→ **Challenge**
Write out the material again word for word, dropping any images it holds.

== == ==

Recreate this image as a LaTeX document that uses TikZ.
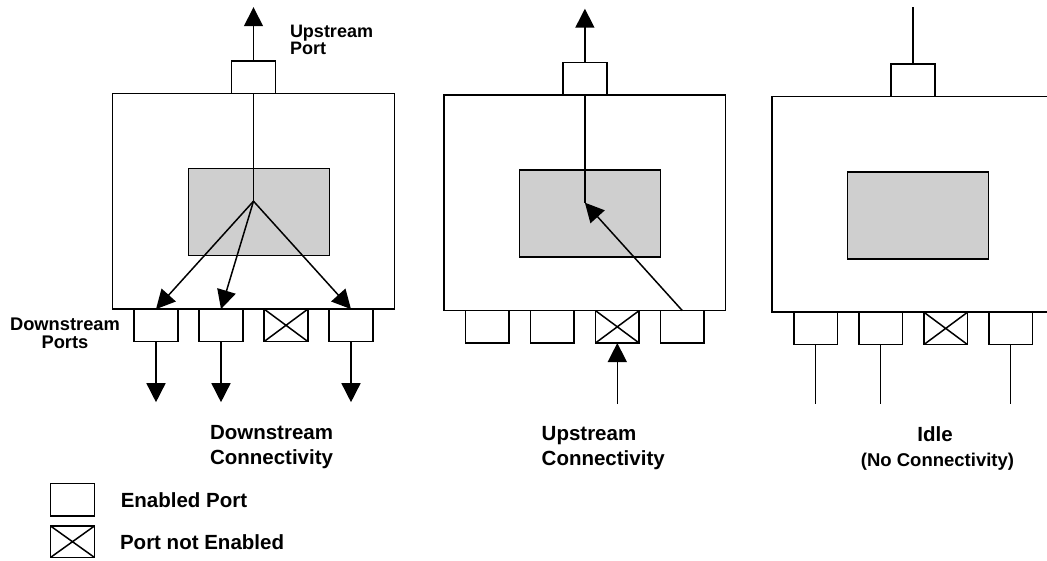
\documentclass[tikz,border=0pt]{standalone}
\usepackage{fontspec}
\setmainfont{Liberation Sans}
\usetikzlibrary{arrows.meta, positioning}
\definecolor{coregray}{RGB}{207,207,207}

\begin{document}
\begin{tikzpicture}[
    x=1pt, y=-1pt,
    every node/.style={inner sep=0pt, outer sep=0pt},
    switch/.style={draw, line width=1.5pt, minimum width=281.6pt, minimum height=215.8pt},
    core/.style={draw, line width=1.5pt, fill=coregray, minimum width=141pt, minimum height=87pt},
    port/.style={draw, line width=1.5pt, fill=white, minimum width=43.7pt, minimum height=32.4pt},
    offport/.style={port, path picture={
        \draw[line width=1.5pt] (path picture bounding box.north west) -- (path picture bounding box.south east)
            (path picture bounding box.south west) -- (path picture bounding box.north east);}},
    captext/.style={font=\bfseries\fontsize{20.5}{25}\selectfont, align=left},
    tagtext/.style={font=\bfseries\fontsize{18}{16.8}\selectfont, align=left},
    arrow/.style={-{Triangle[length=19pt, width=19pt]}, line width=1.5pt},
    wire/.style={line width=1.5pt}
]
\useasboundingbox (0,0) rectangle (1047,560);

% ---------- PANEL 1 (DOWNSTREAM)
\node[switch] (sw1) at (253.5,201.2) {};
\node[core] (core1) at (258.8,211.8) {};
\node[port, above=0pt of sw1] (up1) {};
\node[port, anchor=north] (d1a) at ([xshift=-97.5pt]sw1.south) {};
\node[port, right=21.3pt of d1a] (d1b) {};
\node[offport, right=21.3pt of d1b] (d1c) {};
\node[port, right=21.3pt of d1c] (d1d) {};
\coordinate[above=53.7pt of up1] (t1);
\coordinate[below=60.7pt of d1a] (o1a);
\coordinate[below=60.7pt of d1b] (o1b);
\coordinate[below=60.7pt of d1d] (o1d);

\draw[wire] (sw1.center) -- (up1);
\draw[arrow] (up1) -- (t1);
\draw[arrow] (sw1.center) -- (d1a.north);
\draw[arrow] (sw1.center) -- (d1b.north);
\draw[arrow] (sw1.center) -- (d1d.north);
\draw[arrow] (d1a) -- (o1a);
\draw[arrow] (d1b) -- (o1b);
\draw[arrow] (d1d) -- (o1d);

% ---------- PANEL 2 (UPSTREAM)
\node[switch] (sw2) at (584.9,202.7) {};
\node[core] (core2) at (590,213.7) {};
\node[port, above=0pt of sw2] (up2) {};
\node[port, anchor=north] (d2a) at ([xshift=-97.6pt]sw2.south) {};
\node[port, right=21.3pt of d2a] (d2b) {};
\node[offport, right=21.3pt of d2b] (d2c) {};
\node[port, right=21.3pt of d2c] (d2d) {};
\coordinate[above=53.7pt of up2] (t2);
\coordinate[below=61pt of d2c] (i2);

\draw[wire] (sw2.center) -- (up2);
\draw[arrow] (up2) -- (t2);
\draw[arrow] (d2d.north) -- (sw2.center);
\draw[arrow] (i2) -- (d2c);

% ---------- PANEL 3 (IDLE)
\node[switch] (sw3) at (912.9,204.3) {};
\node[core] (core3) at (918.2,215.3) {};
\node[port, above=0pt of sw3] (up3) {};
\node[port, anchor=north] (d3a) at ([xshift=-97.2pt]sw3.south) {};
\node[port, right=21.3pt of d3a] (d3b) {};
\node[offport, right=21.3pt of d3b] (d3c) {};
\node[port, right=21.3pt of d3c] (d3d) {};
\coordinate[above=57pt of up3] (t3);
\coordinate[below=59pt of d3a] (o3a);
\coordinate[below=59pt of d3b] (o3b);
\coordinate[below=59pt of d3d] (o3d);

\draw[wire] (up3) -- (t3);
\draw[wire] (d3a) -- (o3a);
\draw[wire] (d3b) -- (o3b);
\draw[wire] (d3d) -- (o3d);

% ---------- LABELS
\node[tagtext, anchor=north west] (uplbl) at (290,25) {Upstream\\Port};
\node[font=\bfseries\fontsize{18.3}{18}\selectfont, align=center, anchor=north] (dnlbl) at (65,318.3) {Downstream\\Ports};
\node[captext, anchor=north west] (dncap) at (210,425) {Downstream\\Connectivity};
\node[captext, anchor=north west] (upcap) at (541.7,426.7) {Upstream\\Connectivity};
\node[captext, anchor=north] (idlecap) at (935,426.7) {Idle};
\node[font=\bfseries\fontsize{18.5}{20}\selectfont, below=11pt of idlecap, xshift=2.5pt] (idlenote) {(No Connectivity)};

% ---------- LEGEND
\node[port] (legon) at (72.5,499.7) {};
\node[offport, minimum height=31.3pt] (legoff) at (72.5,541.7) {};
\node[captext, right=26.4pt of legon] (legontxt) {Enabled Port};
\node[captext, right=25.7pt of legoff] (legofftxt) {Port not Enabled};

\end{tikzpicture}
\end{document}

== == ==

→ **Final answer**
Recreate this image as a LaTeX document that uses TikZ.
\documentclass[tikz,border=0pt]{standalone}
\usepackage{fontspec}
\setmainfont{Liberation Sans}
\usetikzlibrary{arrows.meta, positioning}
\definecolor{coregray}{RGB}{207,207,207}

\begin{document}
\begin{tikzpicture}[
    x=1pt, y=-1pt,
    every node/.style={inner sep=0pt, outer sep=0pt},
    switch/.style={draw, line width=1.5pt, minimum width=281.6pt, minimum height=215.8pt},
    core/.style={draw, line width=1.5pt, fill=coregray, minimum width=141pt, minimum height=87pt},
    port/.style={draw, line width=1.5pt, fill=white, minimum width=43.7pt, minimum height=32.4pt},
    offport/.style={port, path picture={
        \draw[line width=1.5pt] (path picture bounding box.north west) -- (path picture bounding box.south east)
            (path picture bounding box.south west) -- (path picture bounding box.north east);}},
    captext/.style={font=\bfseries\fontsize{20.5}{25}\selectfont, align=left},
    tagtext/.style={font=\bfseries\fontsize{18}{16.8}\selectfont, align=left},
    arrow/.style={-{Triangle[length=19pt, width=19pt]}, line width=1.5pt},
    wire/.style={line width=1.5pt}
]
\useasboundingbox (0,0) rectangle (1047,560);

% ---------- PANEL 1 (DOWNSTREAM)
\node[switch] (sw1) at (253.5,201.2) {};
\node[core] (core1) at (258.8,211.8) {};
\node[port, above=0pt of sw1] (up1) {};
\node[port, anchor=north] (d1a) at ([xshift=-97.5pt]sw1.south) {};
\node[port, right=21.3pt of d1a] (d1b) {};
\node[offport, right=21.3pt of d1b] (d1c) {};
\node[port, right=21.3pt of d1c] (d1d) {};
\coordinate[above=53.7pt of up1] (t1);
\coordinate[below=60.7pt of d1a] (o1a);
\coordinate[below=60.7pt of d1b] (o1b);
\coordinate[below=60.7pt of d1d] (o1d);

\draw[wire] (sw1.center) -- (up1);
\draw[arrow] (up1) -- (t1);
\draw[arrow] (sw1.center) -- (d1a.north);
\draw[arrow] (sw1.center) -- (d1b.north);
\draw[arrow] (sw1.center) -- (d1d.north);
\draw[arrow] (d1a) -- (o1a);
\draw[arrow] (d1b) -- (o1b);
\draw[arrow] (d1d) -- (o1d);

% ---------- PANEL 2 (UPSTREAM)
\node[switch] (sw2) at (584.9,202.7) {};
\node[core] (core2) at (590,213.7) {};
\node[port, above=0pt of sw2] (up2) {};
\node[port, anchor=north] (d2a) at ([xshift=-97.6pt]sw2.south) {};
\node[port, right=21.3pt of d2a] (d2b) {};
\node[offport, right=21.3pt of d2b] (d2c) {};
\node[port, right=21.3pt of d2c] (d2d) {};
\coordinate[above=53.7pt of up2] (t2);
\coordinate[below=61pt of d2c] (i2);

\draw[wire] (sw2.center) -- (up2);
\draw[arrow] (up2) -- (t2);
\draw[arrow] (d2d.north) -- (sw2.center);
\draw[arrow] (i2) -- (d2c);

% ---------- PANEL 3 (IDLE)
\node[switch] (sw3) at (912.9,204.3) {};
\node[core] (core3) at (918.2,215.3) {};
\node[port, above=0pt of sw3] (up3) {};
\node[port, anchor=north] (d3a) at ([xshift=-97.2pt]sw3.south) {};
\node[port, right=21.3pt of d3a] (d3b) {};
\node[offport, right=21.3pt of d3b] (d3c) {};
\node[port, right=21.3pt of d3c] (d3d) {};
\coordinate[above=57pt of up3] (t3);
\coordinate[below=59pt of d3a] (o3a);
\coordinate[below=59pt of d3b] (o3b);
\coordinate[below=59pt of d3d] (o3d);

\draw[wire] (up3) -- (t3);
\draw[wire] (d3a) -- (o3a);
\draw[wire] (d3b) -- (o3b);
\draw[wire] (d3d) -- (o3d);

% ---------- LABELS
\node[tagtext, anchor=north west] (uplbl) at (290,25) {Upstream\\Port};
\node[font=\bfseries\fontsize{18.3}{18}\selectfont, align=center, anchor=north] (dnlbl) at (65,318.3) {Downstream\\Ports};
\node[captext, anchor=north west] (dncap) at (210,425) {Downstream\\Connectivity};
\node[captext, anchor=north west] (upcap) at (541.7,426.7) {Upstream\\Connectivity};
\node[captext, anchor=north] (idlecap) at (935,426.7) {Idle};
\node[font=\bfseries\fontsize{18.5}{20}\selectfont, below=11pt of idlecap, xshift=2.5pt] (idlenote) {(No Connectivity)};

% ---------- LEGEND
\node[port] (legon) at (72.5,499.7) {};
\node[offport, minimum height=31.3pt] (legoff) at (72.5,541.7) {};
\node[captext, right=26.4pt of legon] (legontxt) {Enabled Port};
\node[captext, right=25.7pt of legoff] (legofftxt) {Port not Enabled};

\end{tikzpicture}
\end{document}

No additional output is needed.